All the data and metadata in the ChemFOnt is indexed, viewable and registered through the ChemFont database at www.chemfont.ca
- A1 (meta)data are retrievable by their identifier using a standardized communications protocol.
All data and metadata in the ChemFOnt are retrievable from their unique identifier through the website. Similarly, all data in the chemFOnt may be downloaded in SQL or OWL format via the ChemFOnt’s download section through a standard internet communications protocol.
- A1.1 the protocol is open, free, and universally implementable.
The ChemFOnt website is open and free and its data download operation is compatible with all modern web browsers. The downloadable data is in two formats (SQL and OWL) that is universally readable and acceptable for ontologies.
- A1.2 the protocol allows for an authentication and authorization procedure, where necessary.
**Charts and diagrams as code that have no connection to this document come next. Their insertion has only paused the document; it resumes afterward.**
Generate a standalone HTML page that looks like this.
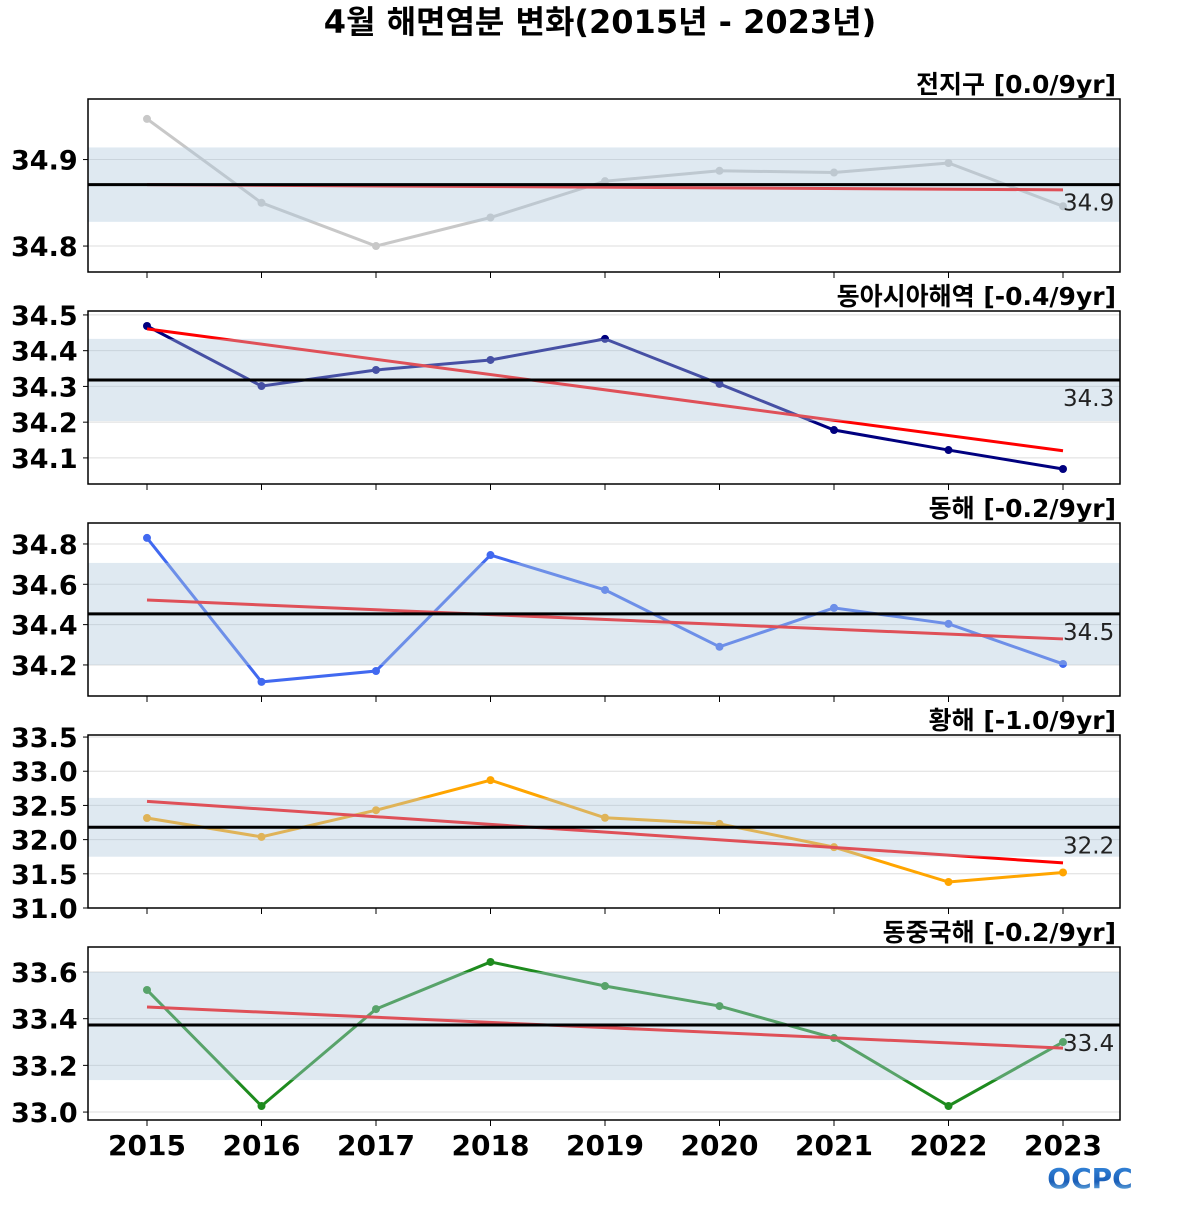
<!DOCTYPE html>
<html><head><meta charset="utf-8">
<style>
html,body{margin:0;padding:0;background:#fff;}
svg text{font-family:"DejaVu Sans","Liberation Sans","Noto Sans CJK KR",sans-serif;}
</style></head>
<body>
<svg id="chart" width="1200" height="1200" viewBox="0 0 1200 1200" xmlns="http://www.w3.org/2000/svg">
<text x="600" y="33" text-anchor="middle" font-size="32" font-weight="bold" fill="#000">4월 해면염분 변화(2015년 - 2023년)</text>
<defs><linearGradient id="lg" x1="0" y1="0" x2="0" y2="1"><stop offset="0" stop-color="#3a8ee0"/><stop offset="0.6" stop-color="#1b5fb8"/><stop offset="1" stop-color="#8fd0f0"/></linearGradient></defs>
<text x="1090" y="1188" text-anchor="middle" font-size="28" font-weight="bold" fill="url(#lg)">OCPC</text>
</svg>
<script>
const years = [2015,2016,2017,2018,2019,2020,2021,2022,2023];
const titles = ["전지구 [0.0/9yr]","동아시아해역 [-0.4/9yr]","동해 [-0.2/9yr]","황해 [-1.0/9yr]","동중국해 [-0.2/9yr]"];
const seriesGlobal = [34.947,34.85,34.80,34.833,34.875,34.887,34.885,34.896,34.846];
const seriesEastAsia = [34.469,34.301,34.346,34.374,34.433,34.307,34.178,34.122,34.069];
const seriesEastSea = [34.83,34.116,34.17,34.745,34.572,34.29,34.483,34.404,34.205];
const seriesYellowSea = [32.316,32.04,32.43,32.87,32.32,32.23,31.89,31.38,31.52];
const seriesEastChinaSea = [33.523,33.026,33.441,33.643,33.54,33.454,33.317,33.026,33.30];
const means = [34.871,34.318,34.453,32.18,33.373];
const meanLabels = ["34.9","34.3","34.5","32.2","33.4"];
const bandLow = [34.828,34.203,34.20,31.75,33.137];
const bandHigh = [34.914,34.433,34.706,32.61,33.60];
const trendStart = [34.871,34.461,34.522,32.56,33.45];
const trendEnd = [34.865,34.120,34.329,31.66,33.274];
const ticks = [[34.8,34.9],[34.1,34.2,34.3,34.4,34.5],[34.2,34.4,34.6,34.8],[31.0,31.5,32.0,32.5,33.0,33.5],[33.0,33.2,33.4,33.6]];
const tickFmt = [1,1,1,1,1];
const ylims = [[34.77,34.97],[34.027,34.511],[34.046,34.904],[31.0,33.53],[32.966,33.707]];
const allSeries = [seriesGlobal,seriesEastAsia,seriesEastSea,seriesYellowSea,seriesEastChinaSea];
const colors = ["#c8c8c8","#00007f","#4169f0","#ffa500","#1e8b1e"];
const names = ["global","east-asia","east-sea","yellow-sea","east-china-sea"];
const svg = document.getElementById('chart');
const NS = "http://www.w3.org/2000/svg";
const L=88,R=1120,tops=[99,311,523,735,947],H=173;
function mk(tag,attrs,parent){const e=document.createElementNS(NS,tag);for(const k in attrs)e.setAttribute(k,attrs[k]);(parent||svg).appendChild(e);return e;}
function xs(i){return 147+i*(1063-147)/(years.length-1);}
for(let p=0;p<5;p++){
  const T=tops[p],B=T+H,lo=ylims[p][0],hi=ylims[p][1];
  const ys=v=>B-(v-lo)/(hi-lo)*H;
  const g=mk('g',{});
  
  
  ticks[p].forEach(t=>{
    const gl=mk('line',{x1:L,x2:R,y1:ys(t),y2:ys(t),stroke:'#dddddd','stroke-width':1},g);
    
    
    mk('line',{x1:L-5,x2:L,y1:ys(t),y2:ys(t),stroke:'#000','stroke-width':1},g);
    const tl=mk('text',{x:11,y:ys(t)+10,'font-size':27,'font-weight':'bold',fill:'#000'},g);
    tl.textContent=t.toFixed(tickFmt[p]);
    
    
  });
  const s=allSeries[p];
  const pts=s.map((v,i)=>xs(i)+','+ys(v)).join(' ');
  const ln=mk('polyline',{points:pts,fill:'none',stroke:colors[p],'stroke-width':3},g);
  
  
  s.forEach((v,i)=>{
    const c=mk('circle',{cx:xs(i),cy:ys(v),r:4,fill:colors[p]},g);
    
    
  });
  const tr=mk('line',{x1:xs(0),y1:ys(trendStart[p]),x2:xs(years.length-1),y2:ys(trendEnd[p]),stroke:'#ff0000','stroke-width':3},g);
  
  
  const bd=mk('rect',{x:L,y:ys(bandHigh[p]),width:R-L,height:ys(bandLow[p])-ys(bandHigh[p]),fill:'rgba(175,200,220,0.4)'},g);
  
  
  const ml=mk('line',{x1:L,x2:R,y1:ys(means[p]),y2:ys(means[p]),stroke:'#000','stroke-width':3},g);
  
  
  const mt=mk('text',{x:1063,y:ys(means[p])+26,'font-size':23,fill:'#222'},g);
  mt.textContent=meanLabels[p];
  
  
  const fr=mk('rect',{x:L,y:T,width:R-L,height:H,fill:'none',stroke:'#000','stroke-width':1.5},g);
  
  
  years.forEach((y,i)=>mk('line',{x1:xs(i),x2:xs(i),y1:B,y2:B+6,stroke:'#000','stroke-width':1},g));
  const tt=mk('text',{x:1116,y:T-6,'text-anchor':'end','font-size':25,'font-weight':'bold',fill:'#000'},g);
  tt.textContent=titles[p];
  
  
}
years.forEach((y,i)=>{
  const t=mk('text',{x:xs(i),y:1155,'text-anchor':'middle','font-size':28,'font-weight':'bold',fill:'#000'});
  t.textContent=y;
  
  
});
</script>
</body></html>
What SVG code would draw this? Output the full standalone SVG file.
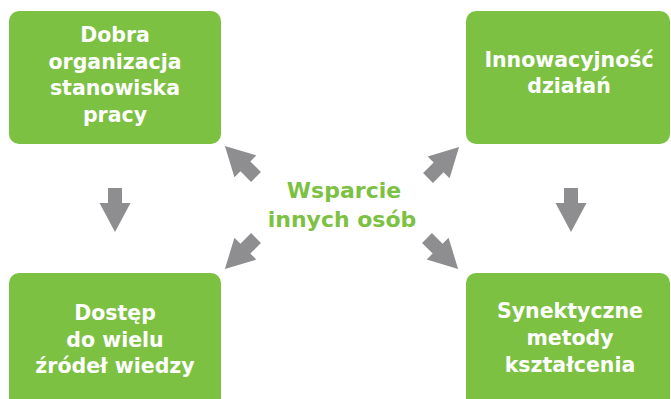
<svg xmlns="http://www.w3.org/2000/svg" width="671" height="399" viewBox="0 0 671 399">
  <style>
    .box { fill: #7cc142; }
    .label { font-family: "DejaVu Sans", "Liberation Sans", sans-serif; font-weight: bold; font-size: 20.5px; fill: #ffffff; text-anchor: middle; }
    .hub { font-family: "DejaVu Sans", "Liberation Sans", sans-serif; font-weight: bold; font-size: 22px; fill: #7cc142; text-anchor: middle; }
    .arrow { fill: #8e8e91; }
  </style>
  <defs>
    <!-- block arrow: tail at origin, pointing along +y, tip at (0,44) -->
    <path id="blockArrow" d="M -7 0 L 7 0 L 7 15 L 15.5 15 L 0 44 L -15.5 15 L -7 15 Z"/>
  </defs>
  <rect width="671" height="399" fill="#ffffff"/>

  <g id="node-organizacja">
    <rect class="box" x="9" y="11" width="212" height="133" rx="10"/>
    <text class="label" x="115" y="42">Dobra</text>
    <text class="label" x="115" y="68.5">organizacja</text>
    <text class="label" x="115" y="95">stanowiska</text>
    <text class="label" x="115" y="121.5">pracy</text>
  </g>

  <g id="node-innowacyjnosc">
    <rect class="box" x="466" y="11" width="204" height="133" rx="10"/>
    <text class="label" x="569" y="67">Innowacyjność</text>
    <text class="label" x="569" y="93">działań</text>
  </g>

  <g id="node-dostep">
    <rect class="box" x="9" y="273" width="212" height="140" rx="10"/>
    <text class="label" x="115" y="320">Dostęp</text>
    <text class="label" x="115" y="347">do wielu</text>
    <text class="label" x="115" y="373">źródeł wiedzy</text>
  </g>

  <g id="node-synektyczne">
    <rect class="box" x="466" y="273" width="204" height="140" rx="10"/>
    <text class="label" x="570" y="318">Synektyczne</text>
    <text class="label" x="570" y="345">metody</text>
    <text class="label" x="570" y="372">kształcenia</text>
  </g>

  <g id="node-wsparcie">
    <text class="hub" x="344" y="198">Wsparcie</text>
    <text class="hub" x="342" y="227">innych osób</text>
  </g>

  <g id="connectors" class="arrow">
    <use href="#blockArrow" transform="translate(115,188)"/>
    <use href="#blockArrow" transform="translate(571,188)"/>
    <use href="#blockArrow" transform="translate(256,177) rotate(135)"/>
    <use href="#blockArrow" transform="translate(428,178) rotate(-135)"/>
    <use href="#blockArrow" transform="translate(256,238) rotate(45)"/>
    <use href="#blockArrow" transform="translate(427,238) rotate(-45)"/>
  </g>
</svg>
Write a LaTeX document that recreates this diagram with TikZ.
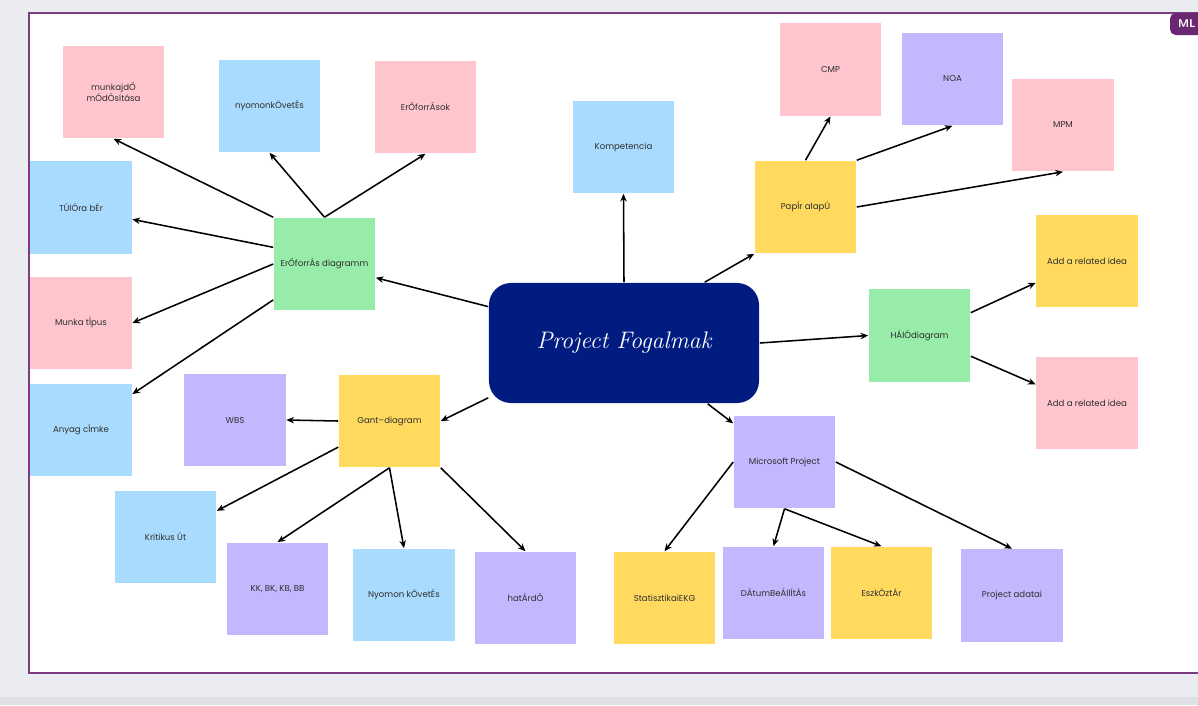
\documentclass[tikz,border=0pt]{standalone}
\usepackage{fontspec}
\newfontfamily\notefont{Poppins}
\usetikzlibrary{arrows.meta}

\definecolor{pagegrey}{HTML}{EBECEF}
\definecolor{bargrey}{HTML}{DFE0E4}
\definecolor{boardline}{HTML}{7D3C82}
\definecolor{badge}{HTML}{6A2872}
\definecolor{navy}{HTML}{001C80}
\definecolor{pinknote}{HTML}{FFC5CD}
\definecolor{bluenote}{HTML}{A9DBFF}
\definecolor{lilacnote}{HTML}{C4B7FE}
\definecolor{yellownote}{HTML}{FFDA5F}
\definecolor{greennote}{HTML}{98ECAA}
\definecolor{notetext}{HTML}{2E2E2E}

\tikzstyle{note}=[rectangle, minimum width=2.525cm, minimum height=2.3cm, inner sep=1pt, align=center, text=notetext, font=\notefont\fontsize{6.1}{7.6}\selectfont]
\tikzstyle{core}=[rectangle, rounded corners=0.55cm, fill=navy, minimum width=6.75cm, minimum height=3cm, text=white, font=\fontsize{17}{19}\selectfont\itshape]

\begin{document}
\begin{tikzpicture}[x=0.025cm, y=-0.025cm, >={Stealth[length=5.5pt,width=4.6pt]}, line width=1.1pt]
    \useasboundingbox (0,0) rectangle (1198,705);
    % board
    \fill[pagegrey] (0,0) rectangle (1198,705);
    \fill[bargrey] (0,697) rectangle (1198,705);
    \draw[boardline, fill=white, line width=1.3pt] (29,13) rectangle (1215,673);
    \node (ml) [fill=badge, rounded corners=4pt, minimum width=0.85cm, minimum height=0.55cm, inner sep=0pt, text=white, font=\sffamily\bfseries\fontsize{8}{9}\selectfont] at (1187,24) {ML};

    \node (0) [core] at (624,343) {Project Fogalmak};
    \node (1) [note, fill=greennote] at (324.5,264) {ErŐforrÁs diagramm};
    \node (2) [note, fill=pinknote] at (113.5,92) {munkajdŐ\\mÓdÓsítása};
    \node (3) [note, fill=bluenote] at (269.5,106) {nyomonkÖvetÉs};
    \node (4) [note, fill=pinknote] at (425.5,107) {ErŐforrÁsok};
    \node (5) [note, fill=bluenote] at (81,207.5) {TÚlÓra bÉr};
    \node (6) [note, fill=pinknote] at (81,323) {Munka tÍpus};
    \node (7) [note, fill=bluenote] at (81,430) {Anyag cÍmke};
    \node (8) [note, fill=yellownote] at (389.5,421) {Gant–diagram};
    \node (9) [note, fill=lilacnote] at (235,420) {WBS};
    \node (10) [note, fill=bluenote] at (165.5,537) {Kritikus Út};
    \node (11) [note, fill=lilacnote] at (277.5,589) {KK, BK, KB, BB};
    \node (12) [note, fill=bluenote] at (404,595) {Nyomon kÖvetÉs};
    \node (13) [note, fill=lilacnote] at (525.5,598) {hatÁrdŐ};
    \node (14) [note, fill=bluenote] at (623.5,147) {Kompetencia};
    \node (15) [note, fill=yellownote] at (805.5,207) {PapÍr alapÚ};
    \node (16) [note, fill=pinknote] at (830.5,69.5) {CMP};
    \node (17) [note, fill=lilacnote] at (952.5,79) {NOA};
    \node (18) [note, fill=pinknote] at (1063,125) {MPM};
    \node (19) [note, fill=greennote] at (919.5,335.5) {HÁlÓdiagram};
    \node (20) [note, fill=yellownote] at (1087,261) {Add a related idea};
    \node (21) [note, fill=pinknote] at (1087,403) {Add a related idea};
    \node (22) [note, fill=lilacnote] at (784.5,462) {Microsoft Project};
    \node (23) [note, fill=yellownote] at (664.5,598) {StatisztikaiEKG};
    \node (24) [note, fill=lilacnote] at (773.5,593) {DÁtumBeÁllÍtÁs};
    \node (25) [note, fill=yellownote] at (881.5,593) {EszkÖztÁr};
    \node (26) [note, fill=lilacnote] at (1012,595.5) {Project adatai};

    \path[->]
    (0.165) edge (1.-15)
    (0.north) edge (14.south)
    (0.37) edge (15.south west)
    (0.east) edge (19.west)
    (0.-36) edge (22.143)
    (0.202) edge (8.east)
    (1.north west) edge (2.south)
    (1.north) edge (3.south)
    (1.north) edge (4.south)
    (1.162) edge (5.-13)
    (1.west) edge (6.east)
    (1.215) edge (7.35)
    (8.west) edge (9.east)
    (8.207) edge (10.27)
    (8.south) edge (11.north)
    (8.south) edge (12.north)
    (8.south east) edge (13.north)
    (15.north) edge (16.south)
    (15.north east) edge (17.south)
    (15.east) edge (18.south)
    (19.24) edge (20.203)
    (19.-22) edge (21.160)
    (22.west) edge (23.north)
    (22.south) edge (24.north)
    (22.south) edge (25.north)
    (22.east) edge (26.north);
  \end{tikzpicture}
\end{document}
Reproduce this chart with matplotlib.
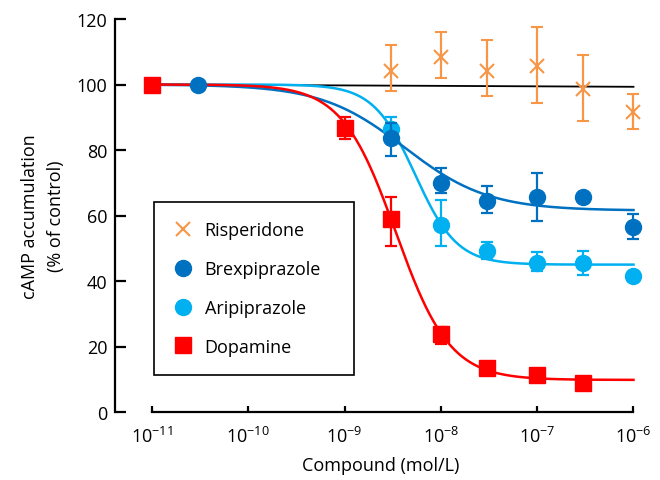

No authentication or authorization is required to access or download ChemFOnt’s data.
- A2 metadata are accessible, even when the data are no longer available.
All of the ChemFOnt’s metadata are linked or linkable to more permanent data sources (PubMed, HMDB, FooDB,GeneOntolgy,FOBI etc.). The availability of freely downloadable data (and metadata) for the ChemFOnt ensures that its metadata will exist and be accessible for beyond the lifetime of the project.
- I1. (meta)data use a formal, accessible, shared, and broadly applicable language for knowledge representation.
All textual data and metadata in the ChemFOnt are written in English, all data is available in tow formats i.e. SQL and OWL. all images are stored in PNG format, all nomenclature for compounds and spectral data follows standard ontologies or vocabularies used to describe these entities.
- I2. (meta)data use vocabularies that follow FAIR principles.
All data and metadata in the ChemFOnt use descriptions and vocabularies that are open, findable, accessible, interoperable and re-usable.
- I3. (meta)data include qualified references to other (meta)data.
All data and metadata in the ChemFOnt are fully referenced with detailed descriptions of their provenance and sources.
- R1. (meta)data have a plurality of accurate and relevant attributes.
All data and metadata in the ChemFOnt deposited by its curation team have been carefully curated and vetted by multiple skilled curators. All data deposited into the ChemFOnt have been automatically checked for accuracy and consistency using comprehensive data checking software and all user depositions have received depositor assurances that they are correct and accurate. All data in the ChemFOnt have attributes that are relevant, up-to-date and accurate to the best of the curation team’s knowledge.
- R1.1 (meta)data are released with a clear and accessible data usage license.
All data and metadata in the ChemFont are released under the Creative Commons (CC) 4.0 License Suite according to the Attribution (BY) and Non-commercial (NC) licensing conditions.
- R1.2 (meta)data are associated with their provenance.
All data in the ChemFOnt have detailed descriptions of their provenance.
- R1.3 (meta)data meet domain-relevant community standards
The data and metadata in the ChemFOnt has undergone extensive peer review by members of the NMR and natural products community. The data in the ChemFOnt has met the standards for publication in peer-reviewed scientific journals and international scientific conferences.